→ **Your goal**
Drop every picture and give the entries back exactly.

(Plotting code records)
==============================

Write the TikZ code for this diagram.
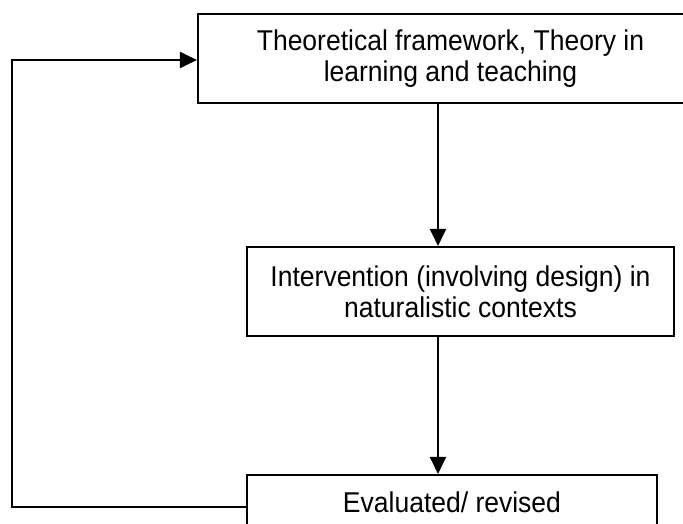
\documentclass[tikz,border=0pt]{standalone}
\usepackage{fontspec}
\setmainfont{Liberation Sans}
\usetikzlibrary{arrows.meta}
\newcommand{\tallline}[1]{\scalebox{1}[1.08]{#1}}
\begin{document}
\begin{tikzpicture}[x=1pt,y=-1pt,
  stagebox/.style={draw=black, line width=2.1pt, rectangle, inner sep=0pt,
    align=center, font=\fontsize{26.5}{31}\selectfont},
  flow/.style={draw=black, line width=2.2pt},
  flowarrow/.style={flow, -{Triangle[length=17pt,width=16pt]}}]
  \clip (0,0) rectangle (683,524);
  \fill[white] (0,0) rectangle (683,524);

  % the three stages of the cycle
  \node[stagebox, minimum width=505pt, minimum height=88.7pt] (theory)
    at (450.5,58.4) {\tallline{Theoretical framework, Theory in}\\\tallline{learning and teaching}};
  \node[stagebox, minimum width=427pt, minimum height=89pt] (intervention)
    at (460.5,291.5) {\tallline{Intervention (involving design) in}\\\tallline{naturalistic contexts}};
  \node[stagebox, minimum width=410pt, minimum height=54pt] (evaluated)
    at (452,502) {\tallline{Evaluated/ revised}};

  % downward flow
  \coordinate (spine) at (438,0);
  \draw[flowarrow] (theory.south -| spine) -- (intervention.north -| spine);
  \draw[flowarrow] (intervention.south -| spine) -- (evaluated.north -| spine);

  % feedback loop back to the theory
  \coordinate (rail) at (12,0);
  \path ([yshift=-5pt]evaluated.west) coordinate (fbstart)
        ([yshift=-1.6pt]theory.west) coordinate (fbend);
  \draw[flowarrow] (fbstart) -- (fbstart -| rail) -- (fbend -| rail) -- (fbend);
\end{tikzpicture}
\end{document}
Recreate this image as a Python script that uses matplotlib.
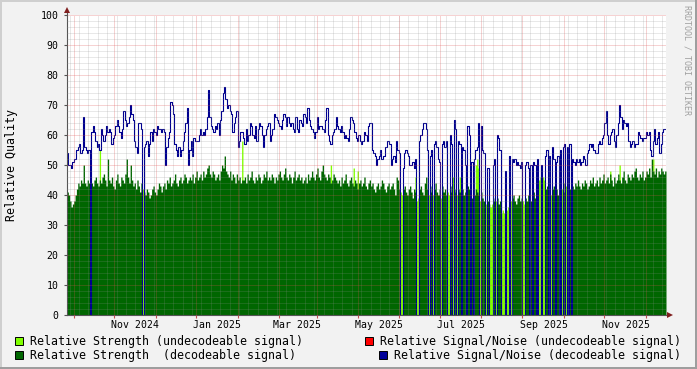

==============================

→ **Correct output**
Write the TikZ code for this diagram.
\documentclass[tikz,border=0pt]{standalone}
\usepackage{fontspec}
\setmainfont{Liberation Sans}
\usetikzlibrary{arrows.meta}
\newcommand{\tallline}[1]{\scalebox{1}[1.08]{#1}}
\begin{document}
\begin{tikzpicture}[x=1pt,y=-1pt,
  stagebox/.style={draw=black, line width=2.1pt, rectangle, inner sep=0pt,
    align=center, font=\fontsize{26.5}{31}\selectfont},
  flow/.style={draw=black, line width=2.2pt},
  flowarrow/.style={flow, -{Triangle[length=17pt,width=16pt]}}]
  \clip (0,0) rectangle (683,524);
  \fill[white] (0,0) rectangle (683,524);

  % the three stages of the cycle
  \node[stagebox, minimum width=505pt, minimum height=88.7pt] (theory)
    at (450.5,58.4) {\tallline{Theoretical framework, Theory in}\\\tallline{learning and teaching}};
  \node[stagebox, minimum width=427pt, minimum height=89pt] (intervention)
    at (460.5,291.5) {\tallline{Intervention (involving design) in}\\\tallline{naturalistic contexts}};
  \node[stagebox, minimum width=410pt, minimum height=54pt] (evaluated)
    at (452,502) {\tallline{Evaluated/ revised}};

  % downward flow
  \coordinate (spine) at (438,0);
  \draw[flowarrow] (theory.south -| spine) -- (intervention.north -| spine);
  \draw[flowarrow] (intervention.south -| spine) -- (evaluated.north -| spine);

  % feedback loop back to the theory
  \coordinate (rail) at (12,0);
  \path ([yshift=-5pt]evaluated.west) coordinate (fbstart)
        ([yshift=-1.6pt]theory.west) coordinate (fbend);
  \draw[flowarrow] (fbstart) -- (fbstart -| rail) -- (fbend -| rail) -- (fbend);
\end{tikzpicture}
\end{document}
Recreate this image as a Python script that uses matplotlib.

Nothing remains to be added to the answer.